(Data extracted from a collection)
•••

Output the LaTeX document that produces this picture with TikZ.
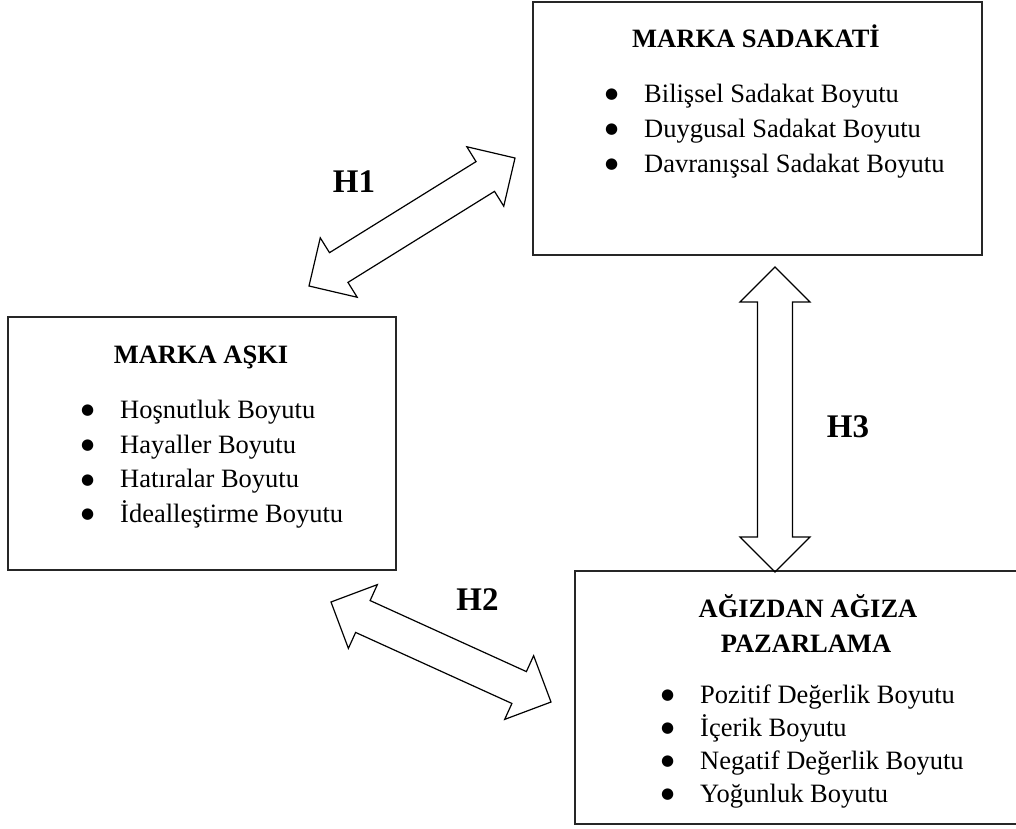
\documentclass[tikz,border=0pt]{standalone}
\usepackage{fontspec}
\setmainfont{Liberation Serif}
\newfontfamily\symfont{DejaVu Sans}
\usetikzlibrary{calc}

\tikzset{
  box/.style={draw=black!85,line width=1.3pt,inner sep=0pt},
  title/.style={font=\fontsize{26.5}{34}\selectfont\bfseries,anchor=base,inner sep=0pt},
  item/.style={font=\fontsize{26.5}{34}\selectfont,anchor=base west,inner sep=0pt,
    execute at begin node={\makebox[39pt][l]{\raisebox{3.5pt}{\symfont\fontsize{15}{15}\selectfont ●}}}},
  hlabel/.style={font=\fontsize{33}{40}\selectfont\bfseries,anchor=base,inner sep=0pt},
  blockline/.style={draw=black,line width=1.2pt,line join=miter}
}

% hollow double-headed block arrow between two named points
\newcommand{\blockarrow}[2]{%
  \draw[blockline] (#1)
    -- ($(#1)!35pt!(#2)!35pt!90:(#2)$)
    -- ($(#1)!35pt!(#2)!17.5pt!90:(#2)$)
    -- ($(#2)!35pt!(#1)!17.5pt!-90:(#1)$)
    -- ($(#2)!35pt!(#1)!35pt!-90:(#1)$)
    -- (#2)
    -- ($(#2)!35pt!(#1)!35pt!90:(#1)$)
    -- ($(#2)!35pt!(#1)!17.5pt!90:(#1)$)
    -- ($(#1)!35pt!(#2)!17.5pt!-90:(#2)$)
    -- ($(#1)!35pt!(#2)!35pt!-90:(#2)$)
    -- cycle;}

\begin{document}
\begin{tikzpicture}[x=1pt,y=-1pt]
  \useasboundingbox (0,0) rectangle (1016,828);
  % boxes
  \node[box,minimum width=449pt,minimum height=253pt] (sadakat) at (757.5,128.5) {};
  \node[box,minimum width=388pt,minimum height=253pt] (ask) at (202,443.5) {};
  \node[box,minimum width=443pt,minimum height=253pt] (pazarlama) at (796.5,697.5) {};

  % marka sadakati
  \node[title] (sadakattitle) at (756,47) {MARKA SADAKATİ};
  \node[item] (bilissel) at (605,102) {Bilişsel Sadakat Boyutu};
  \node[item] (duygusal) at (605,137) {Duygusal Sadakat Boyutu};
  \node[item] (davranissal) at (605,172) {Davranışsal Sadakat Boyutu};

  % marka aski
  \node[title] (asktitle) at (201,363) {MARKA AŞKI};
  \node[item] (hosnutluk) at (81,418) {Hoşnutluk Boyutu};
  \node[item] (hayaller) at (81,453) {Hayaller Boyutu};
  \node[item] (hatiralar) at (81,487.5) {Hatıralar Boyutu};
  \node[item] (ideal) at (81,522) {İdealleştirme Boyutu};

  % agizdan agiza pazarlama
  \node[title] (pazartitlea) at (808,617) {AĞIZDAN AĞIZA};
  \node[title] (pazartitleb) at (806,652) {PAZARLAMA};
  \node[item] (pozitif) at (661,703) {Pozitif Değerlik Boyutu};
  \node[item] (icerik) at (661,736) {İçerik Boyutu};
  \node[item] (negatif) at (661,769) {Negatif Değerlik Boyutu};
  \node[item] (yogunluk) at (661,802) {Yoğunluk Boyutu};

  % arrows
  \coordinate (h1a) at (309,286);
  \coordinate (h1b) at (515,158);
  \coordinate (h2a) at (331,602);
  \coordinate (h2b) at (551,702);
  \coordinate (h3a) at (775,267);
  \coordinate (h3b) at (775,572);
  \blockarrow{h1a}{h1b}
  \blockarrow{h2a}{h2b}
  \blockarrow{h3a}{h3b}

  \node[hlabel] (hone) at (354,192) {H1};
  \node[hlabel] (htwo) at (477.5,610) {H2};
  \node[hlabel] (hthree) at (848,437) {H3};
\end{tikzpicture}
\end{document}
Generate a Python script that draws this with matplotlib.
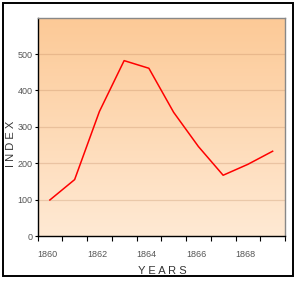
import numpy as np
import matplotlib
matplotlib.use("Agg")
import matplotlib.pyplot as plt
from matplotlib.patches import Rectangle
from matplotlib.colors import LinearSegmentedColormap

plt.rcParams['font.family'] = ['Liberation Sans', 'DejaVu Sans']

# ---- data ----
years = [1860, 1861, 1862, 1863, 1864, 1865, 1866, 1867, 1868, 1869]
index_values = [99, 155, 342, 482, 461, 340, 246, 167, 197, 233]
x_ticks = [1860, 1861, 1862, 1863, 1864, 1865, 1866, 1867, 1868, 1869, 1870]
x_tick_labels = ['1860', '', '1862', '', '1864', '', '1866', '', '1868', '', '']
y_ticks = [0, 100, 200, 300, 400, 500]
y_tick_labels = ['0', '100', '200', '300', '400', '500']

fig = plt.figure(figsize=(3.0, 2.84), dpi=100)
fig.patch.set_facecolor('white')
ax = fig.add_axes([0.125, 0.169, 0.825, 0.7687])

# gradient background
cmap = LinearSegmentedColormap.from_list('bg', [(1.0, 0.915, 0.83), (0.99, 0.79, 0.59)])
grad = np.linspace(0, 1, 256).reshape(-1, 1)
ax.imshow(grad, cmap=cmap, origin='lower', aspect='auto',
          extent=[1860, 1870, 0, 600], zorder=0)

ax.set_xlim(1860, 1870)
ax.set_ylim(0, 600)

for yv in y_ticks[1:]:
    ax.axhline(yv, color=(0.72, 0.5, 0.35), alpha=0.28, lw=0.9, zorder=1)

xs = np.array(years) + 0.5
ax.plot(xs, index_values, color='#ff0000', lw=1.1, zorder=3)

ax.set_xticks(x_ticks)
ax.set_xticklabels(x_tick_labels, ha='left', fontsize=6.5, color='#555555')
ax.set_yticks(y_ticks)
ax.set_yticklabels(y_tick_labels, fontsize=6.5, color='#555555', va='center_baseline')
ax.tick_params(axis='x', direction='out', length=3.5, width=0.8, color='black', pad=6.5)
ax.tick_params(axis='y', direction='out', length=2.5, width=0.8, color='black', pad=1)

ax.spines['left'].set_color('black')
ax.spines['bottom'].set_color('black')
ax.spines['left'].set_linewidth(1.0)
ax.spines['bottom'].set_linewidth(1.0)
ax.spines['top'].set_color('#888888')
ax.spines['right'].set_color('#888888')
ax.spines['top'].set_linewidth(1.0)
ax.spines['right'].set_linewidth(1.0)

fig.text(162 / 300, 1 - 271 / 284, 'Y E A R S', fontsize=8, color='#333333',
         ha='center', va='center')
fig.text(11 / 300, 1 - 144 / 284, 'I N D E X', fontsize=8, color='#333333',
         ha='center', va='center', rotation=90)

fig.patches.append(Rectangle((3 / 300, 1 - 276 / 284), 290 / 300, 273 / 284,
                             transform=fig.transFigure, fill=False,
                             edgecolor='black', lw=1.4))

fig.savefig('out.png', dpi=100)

•••

Set the pictures aside and transcribe the data above exactly.

Exercise solution:
Output the LaTeX document that produces this picture with TikZ.
\documentclass[tikz,border=0pt]{standalone}
\usepackage{fontspec}
\setmainfont{Liberation Serif}
\newfontfamily\symfont{DejaVu Sans}
\usetikzlibrary{calc}

\tikzset{
  box/.style={draw=black!85,line width=1.3pt,inner sep=0pt},
  title/.style={font=\fontsize{26.5}{34}\selectfont\bfseries,anchor=base,inner sep=0pt},
  item/.style={font=\fontsize{26.5}{34}\selectfont,anchor=base west,inner sep=0pt,
    execute at begin node={\makebox[39pt][l]{\raisebox{3.5pt}{\symfont\fontsize{15}{15}\selectfont ●}}}},
  hlabel/.style={font=\fontsize{33}{40}\selectfont\bfseries,anchor=base,inner sep=0pt},
  blockline/.style={draw=black,line width=1.2pt,line join=miter}
}

% hollow double-headed block arrow between two named points
\newcommand{\blockarrow}[2]{%
  \draw[blockline] (#1)
    -- ($(#1)!35pt!(#2)!35pt!90:(#2)$)
    -- ($(#1)!35pt!(#2)!17.5pt!90:(#2)$)
    -- ($(#2)!35pt!(#1)!17.5pt!-90:(#1)$)
    -- ($(#2)!35pt!(#1)!35pt!-90:(#1)$)
    -- (#2)
    -- ($(#2)!35pt!(#1)!35pt!90:(#1)$)
    -- ($(#2)!35pt!(#1)!17.5pt!90:(#1)$)
    -- ($(#1)!35pt!(#2)!17.5pt!-90:(#2)$)
    -- ($(#1)!35pt!(#2)!35pt!-90:(#2)$)
    -- cycle;}

\begin{document}
\begin{tikzpicture}[x=1pt,y=-1pt]
  \useasboundingbox (0,0) rectangle (1016,828);
  % boxes
  \node[box,minimum width=449pt,minimum height=253pt] (sadakat) at (757.5,128.5) {};
  \node[box,minimum width=388pt,minimum height=253pt] (ask) at (202,443.5) {};
  \node[box,minimum width=443pt,minimum height=253pt] (pazarlama) at (796.5,697.5) {};

  % marka sadakati
  \node[title] (sadakattitle) at (756,47) {MARKA SADAKATİ};
  \node[item] (bilissel) at (605,102) {Bilişsel Sadakat Boyutu};
  \node[item] (duygusal) at (605,137) {Duygusal Sadakat Boyutu};
  \node[item] (davranissal) at (605,172) {Davranışsal Sadakat Boyutu};

  % marka aski
  \node[title] (asktitle) at (201,363) {MARKA AŞKI};
  \node[item] (hosnutluk) at (81,418) {Hoşnutluk Boyutu};
  \node[item] (hayaller) at (81,453) {Hayaller Boyutu};
  \node[item] (hatiralar) at (81,487.5) {Hatıralar Boyutu};
  \node[item] (ideal) at (81,522) {İdealleştirme Boyutu};

  % agizdan agiza pazarlama
  \node[title] (pazartitlea) at (808,617) {AĞIZDAN AĞIZA};
  \node[title] (pazartitleb) at (806,652) {PAZARLAMA};
  \node[item] (pozitif) at (661,703) {Pozitif Değerlik Boyutu};
  \node[item] (icerik) at (661,736) {İçerik Boyutu};
  \node[item] (negatif) at (661,769) {Negatif Değerlik Boyutu};
  \node[item] (yogunluk) at (661,802) {Yoğunluk Boyutu};

  % arrows
  \coordinate (h1a) at (309,286);
  \coordinate (h1b) at (515,158);
  \coordinate (h2a) at (331,602);
  \coordinate (h2b) at (551,702);
  \coordinate (h3a) at (775,267);
  \coordinate (h3b) at (775,572);
  \blockarrow{h1a}{h1b}
  \blockarrow{h2a}{h2b}
  \blockarrow{h3a}{h3b}

  \node[hlabel] (hone) at (354,192) {H1};
  \node[hlabel] (htwo) at (477.5,610) {H2};
  \node[hlabel] (hthree) at (848,437) {H3};
\end{tikzpicture}
\end{document}
Generate a Python script that draws this with matplotlib.
import numpy as np
import matplotlib
matplotlib.use("Agg")
import matplotlib.pyplot as plt
from matplotlib.patches import Rectangle
from matplotlib.colors import LinearSegmentedColormap

plt.rcParams['font.family'] = ['Liberation Sans', 'DejaVu Sans']

# ---- data ----
years = [1860, 1861, 1862, 1863, 1864, 1865, 1866, 1867, 1868, 1869]
index_values = [99, 155, 342, 482, 461, 340, 246, 167, 197, 233]
x_ticks = [1860, 1861, 1862, 1863, 1864, 1865, 1866, 1867, 1868, 1869, 1870]
x_tick_labels = ['1860', '', '1862', '', '1864', '', '1866', '', '1868', '', '']
y_ticks = [0, 100, 200, 300, 400, 500]
y_tick_labels = ['0', '100', '200', '300', '400', '500']

fig = plt.figure(figsize=(3.0, 2.84), dpi=100)
fig.patch.set_facecolor('white')
ax = fig.add_axes([0.125, 0.169, 0.825, 0.7687])

# gradient background
cmap = LinearSegmentedColormap.from_list('bg', [(1.0, 0.915, 0.83), (0.99, 0.79, 0.59)])
grad = np.linspace(0, 1, 256).reshape(-1, 1)
ax.imshow(grad, cmap=cmap, origin='lower', aspect='auto',
          extent=[1860, 1870, 0, 600], zorder=0)

ax.set_xlim(1860, 1870)
ax.set_ylim(0, 600)

for yv in y_ticks[1:]:
    ax.axhline(yv, color=(0.72, 0.5, 0.35), alpha=0.28, lw=0.9, zorder=1)

xs = np.array(years) + 0.5
ax.plot(xs, index_values, color='#ff0000', lw=1.1, zorder=3)

ax.set_xticks(x_ticks)
ax.set_xticklabels(x_tick_labels, ha='left', fontsize=6.5, color='#555555')
ax.set_yticks(y_ticks)
ax.set_yticklabels(y_tick_labels, fontsize=6.5, color='#555555', va='center_baseline')
ax.tick_params(axis='x', direction='out', length=3.5, width=0.8, color='black', pad=6.5)
ax.tick_params(axis='y', direction='out', length=2.5, width=0.8, color='black', pad=1)

ax.spines['left'].set_color('black')
ax.spines['bottom'].set_color('black')
ax.spines['left'].set_linewidth(1.0)
ax.spines['bottom'].set_linewidth(1.0)
ax.spines['top'].set_color('#888888')
ax.spines['right'].set_color('#888888')
ax.spines['top'].set_linewidth(1.0)
ax.spines['right'].set_linewidth(1.0)

fig.text(162 / 300, 1 - 271 / 284, 'Y E A R S', fontsize=8, color='#333333',
         ha='center', va='center')
fig.text(11 / 300, 1 - 144 / 284, 'I N D E X', fontsize=8, color='#333333',
         ha='center', va='center', rotation=90)

fig.patches.append(Rectangle((3 / 300, 1 - 276 / 284), 290 / 300, 273 / 284,
                             transform=fig.transFigure, fill=False,
                             edgecolor='black', lw=1.4))

fig.savefig('out.png', dpi=100)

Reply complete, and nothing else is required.